# University of Minnesota

Aerospace Engineering and Mechanics

**Fall 2001 Seminar Series**

*Transition and turbulence in Shear Flows; The role of uncertainty*

*Abstract*

**The problem of describing transition in wall bounded shear flows such as
channel and boundary layer flows is an important and old problem in
Hydrodynamic Stability. Classical linear hydrodynamic stability theories
provides predictions that are at odds with most experiments where ``natural''
transition occurs. However, in the past decade it has become recognized that a
new analysis of the linearized Navier-Stokes equations yields much more
satisfactory answers. This analysis is known as related to so-called non-normal
transient growth or psuedo-spectral analysis.**

**In this talk, we will review this new hydrodynamic stability theory from
the point of view of quantifying uncertainty. The linearized Navier-Stokes
equations in strongly sheared flows exhibit remarkable sensitivity to dynamical
perturbations and external forcing or noise. We will argue that the right kind
stability analysis must take this uncertainty explicitly into account, and that
in such geometries, transition is not a question only of stability, but
robustness as well.

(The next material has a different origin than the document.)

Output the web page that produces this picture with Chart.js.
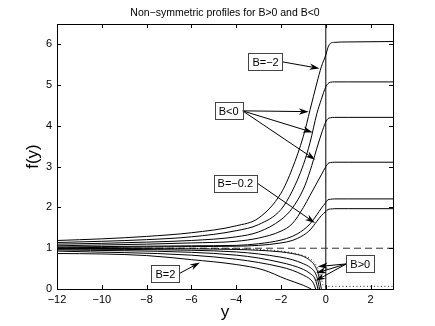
<!DOCTYPE html>
<html><head><meta charset="utf-8">
<script src="https://cdn.jsdelivr.net/npm/chart.js@4.4.1/dist/chart.umd.min.js"></script>
<style>html,body{margin:0;padding:0;background:#fff;}#wrap{width:435px;height:326px;position:relative;}canvas{display:block;}</style>
</head><body><div id="wrap"><canvas id="c" width="435" height="326" style="width:435px;height:326px"></canvas></div>
<script>
// ---- data ----
const titleText = 'Non\u2212symmetric profiles for B>0 and B<0';
const xTitle = 'y';
const yTitle = 'f(y)';

// B<0 profiles (common sample abscissae)
const yNeg  = [-12,-10,-8,-6,-4,-3,-2,-1.5,-1,-0.7,-0.4,-0.2,0,0.1,0.2,0.4,1,3];
const fNeg1 = [1.19,1.23,1.29,1.38,1.55,1.74,2.35,2.95,3.75,4.4,5.05,5.45,5.74,5.93,6.02,6.05,6.06,6.07];
const fNeg2 = [1.14,1.17,1.21,1.28,1.43,1.58,1.95,2.4,3.05,3.6,4.3,4.65,4.96,5.04,5.07,5.08,5.08,5.08];
const fNeg3 = [1.10,1.12,1.15,1.19,1.28,1.4,1.7,1.98,2.45,2.9,3.45,3.8,4.1,4.18,4.2,4.21,4.21,4.21];
const fNeg4 = [1.06,1.08,1.1,1.13,1.17,1.25,1.42,1.6,2.0,2.3,2.6,2.8,3.0,3.08,3.1,3.11,3.11,3.11];
const fNeg5 = [1.03,1.04,1.05,1.06,1.07,1.11,1.2,1.29,1.45,1.6,1.82,1.98,2.12,2.19,2.2,2.21,2.21,2.21];
const fNeg6 = [1.01,1.02,1.03,1.04,1.05,1.07,1.13,1.19,1.32,1.45,1.66,1.8,1.9,1.95,1.96,1.97,1.97,1.97];

// B>0 profiles
const yPos1 = [-12,-6,-4,-3,-2,-1.5,-1,-0.7,-0.5,-0.35,-0.25,-0.2];
const fPos1 = [0.995,0.985,0.97,0.95,0.91,0.87,0.8,0.7,0.58,0.4,0.15,0];
const yPos2 = [-12,-6,-4,-3,-2,-1.5,-1,-0.7,-0.5,-0.4,-0.32,-0.28];
const fPos2 = [0.98,0.95,0.91,0.86,0.78,0.72,0.62,0.53,0.42,0.3,0.12,0];
const yPos3 = [-12,-6,-4,-3,-2,-1.5,-1,-0.7,-0.5,-0.42,-0.35];
const fPos3 = [0.96,0.9,0.83,0.76,0.65,0.58,0.48,0.38,0.27,0.15,0];
const yPos4 = [-12,-6,-4,-3,-2,-1.5,-1,-0.7,-0.55,-0.45];
const fPos4 = [0.93,0.83,0.73,0.65,0.54,0.46,0.34,0.24,0.14,0];
const yPos5 = [-12,-10,-8,-6,-4,-2.8,-1.76,-1,-0.65];   // B=2
const fPos5 = [0.87,0.86,0.82,0.72,0.6,0.47,0.24,0.09,0];

// limiting (dotted) profile
const yLim = [-12,-4,-3,-2,-1.2,-0.6,-0.35,-0.2,-0.1,0,3];
const fLim = [1.0,0.99,0.97,0.93,0.85,0.7,0.5,0.25,0.07,0.065,0.065];

// reference lines
const yRefH = [-12,3];   const fRefH = [1,1];     // f = 1 (dashed)
const yRefV = [0,0];     const fRefV = [0,6.5];   // y = 0 (solid)

const xTicks = [-12,-10,-8,-6,-4,-2,0,2];
const yTicks = [0,1,2,3,4,5,6];

// annotation boxes (data coords) and arrow tips (data coords)
const notes = [
  {text:'B=\u22122',   at:[-2.69,5.57], tips:[[-0.28,5.41]]},
  {text:'B<0',         at:[-4.34,4.37], tips:[[-0.76,4.35],[-0.58,3.84],[-0.47,3.17]]},
  {text:'B=\u22120.2', at:[-4.04,2.60], tips:[[-0.48,1.62]]},
  {text:'B=2',         at:[-7.16,0.38], tips:[[-5.62,0.65]]},
  {text:'B>0',         at:[1.54,0.615], tips:[[-0.36,0.55],[-0.43,0.39],[-0.46,0.20]]}
];

// ---- build chart ----
const FONT = '"Liberation Sans", Arial, Helvetica, sans-serif';
const zip = (xs, ys) => xs.map((x,i)=>({x:x, y:ys[i]}));
const curve = (xs, ys) => ({data: zip(xs,ys), borderColor:'#000', borderWidth:1, pointRadius:0, fill:false, cubicInterpolationMode:'monotone'});

const datasets = [
  curve(yNeg,fNeg1), curve(yNeg,fNeg2), curve(yNeg,fNeg3), curve(yNeg,fNeg4), curve(yNeg,fNeg5), curve(yNeg,fNeg6),
  curve(yPos1,fPos1), curve(yPos2,fPos2), curve(yPos3,fPos3), curve(yPos4,fPos4), curve(yPos5,fPos5),
  Object.assign(curve(yLim,fLim), {borderDash:[1,2.5], borderColor:'#222'}),
  Object.assign(curve(yRefH,fRefH), {borderDash:[7,4], borderColor:'#333', cubicInterpolationMode:'default', tension:0}),
  Object.assign(curve(yRefV,fRefV), {cubicInterpolationMode:'default', tension:0})
];

const minus = v => String(v).replace('-', '\u2212');

const decor = {
  id:'decor',
  afterDraw(chart){
    const {ctx, chartArea:a, scales:{x, y}} = chart;
    ctx.save();
    // frame
    ctx.strokeStyle = '#000'; ctx.lineWidth = 1;
    ctx.strokeRect(Math.round(a.left)+0.5, Math.round(a.top)+0.5, Math.round(a.right-a.left), Math.round(a.bottom-a.top));
    // inward ticks on all sides
    const tl = 4;
    ctx.beginPath();
    xTicks.forEach(v=>{ const px = Math.round(x.getPixelForValue(v))+0.5;
      ctx.moveTo(px, a.bottom); ctx.lineTo(px, a.bottom-tl);
      ctx.moveTo(px, a.top); ctx.lineTo(px, a.top+tl); });
    yTicks.forEach(v=>{ const py = Math.round(y.getPixelForValue(v))+0.5;
      ctx.moveTo(a.left, py); ctx.lineTo(a.left+tl, py);
      ctx.moveTo(a.right, py); ctx.lineTo(a.right-tl, py); });
    ctx.stroke();
    // titles
    ctx.fillStyle = '#000';
    ctx.textAlign = 'center'; ctx.textBaseline = 'middle';
    ctx.font = '10.5px ' + FONT;
    ctx.fillText(titleText, (a.left+a.right)/2, 13);
    ctx.font = '17px ' + FONT;
    ctx.fillText(xTitle, (a.left+a.right)/2, 312);
    ctx.save(); ctx.translate(33, (a.top+a.bottom)/2); ctx.rotate(-Math.PI/2);
    ctx.fillText(yTitle, 0, 0); ctx.restore();
    // annotations
    ctx.font = '11px ' + FONT;
    notes.forEach(n=>{
      const cx = x.getPixelForValue(n.at[0]), cy = y.getPixelForValue(n.at[1]);
      const tw = ctx.measureText(n.text).width;
      const w = tw + 8, h = 17;
      const bx = cx - w/2, by = cy - h/2;
      // arrows
      n.tips.forEach(t=>{
        const tx = x.getPixelForValue(t[0]), ty = y.getPixelForValue(t[1]);
        const sx = tx > cx ? bx + w : bx, sy = cy;
        const ang = Math.atan2(ty - sy, tx - sx);
        const L = 10, W = 3.2, notch = 7;
        ctx.strokeStyle = '#000'; ctx.lineWidth = 1;
        ctx.beginPath(); ctx.moveTo(sx, sy);
        ctx.lineTo(tx - Math.cos(ang)*notch, ty - Math.sin(ang)*notch); ctx.stroke();
        ctx.save(); ctx.translate(tx, ty); ctx.rotate(ang);
        ctx.beginPath(); ctx.moveTo(0,0); ctx.lineTo(-L, -W); ctx.lineTo(-notch, 0); ctx.lineTo(-L, W); ctx.closePath();
        ctx.fillStyle = '#000'; ctx.fill(); ctx.restore();
      });
      ctx.fillStyle = '#fff';
      ctx.fillRect(bx, by, w, h);
      ctx.strokeStyle = '#444'; ctx.lineWidth = 1;
      ctx.strokeRect(Math.round(bx)+0.5, Math.round(by)+0.5, Math.round(w), Math.round(h));
      ctx.fillStyle = '#000'; ctx.textAlign = 'center'; ctx.textBaseline = 'middle';
      ctx.fillText(n.text, cx, cy + 1);
    });
    ctx.restore();
  }
};

new Chart(document.getElementById('c'), {
  type:'line',
  data:{datasets:datasets},
  options:{
    responsive:false, animation:false, devicePixelRatio:1,
    parsing:true,
    layout:{padding:{left:8, right:42, top:24, bottom:4}},
    plugins:{legend:{display:false}, tooltip:{enabled:false}, title:{display:false}},
    scales:{
      x:{type:'linear', min:-12, max:3,
         grid:{display:false, drawTicks:false}, border:{display:false},
         ticks:{stepSize:2, includeBounds:false, padding:4, color:'#000', font:{family:FONT, size:11}, callback:minus, maxRotation:0},
         afterFit(s){ s.height = 33; }},
      y:{type:'linear', min:0, max:6.5,
         grid:{display:false, drawTicks:false}, border:{display:false},
         ticks:{stepSize:1, includeBounds:false, padding:5, color:'#000', font:{family:FONT, size:11}, callback:minus},
         afterFit(s){ s.width = 49; }}
    }
  },
  plugins:[decor]
});
</script>
</body></html>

We point out connections with modern Robust Control Theory,
were analysis of uncertainty effects on stability has been heavily studied.**

**We show how this analysis brings out the ubiquitous coherent structures
of stream-wise vortices and streaks as fundamental to the dynamics of the
linearized NS equations. We will also illustrate how distributed wall roughness
can act as a generator of flow disturbances which then initiate transition
scenarios. We discuss the implications of this analysis to flow control.**

### Friday, September 14, 2001

209 Akerman
Hall

2:30-3:30 p.m.

### Refreshments served after the seminar in
227 Akerman Hall.

Disability accomodations provided upon request.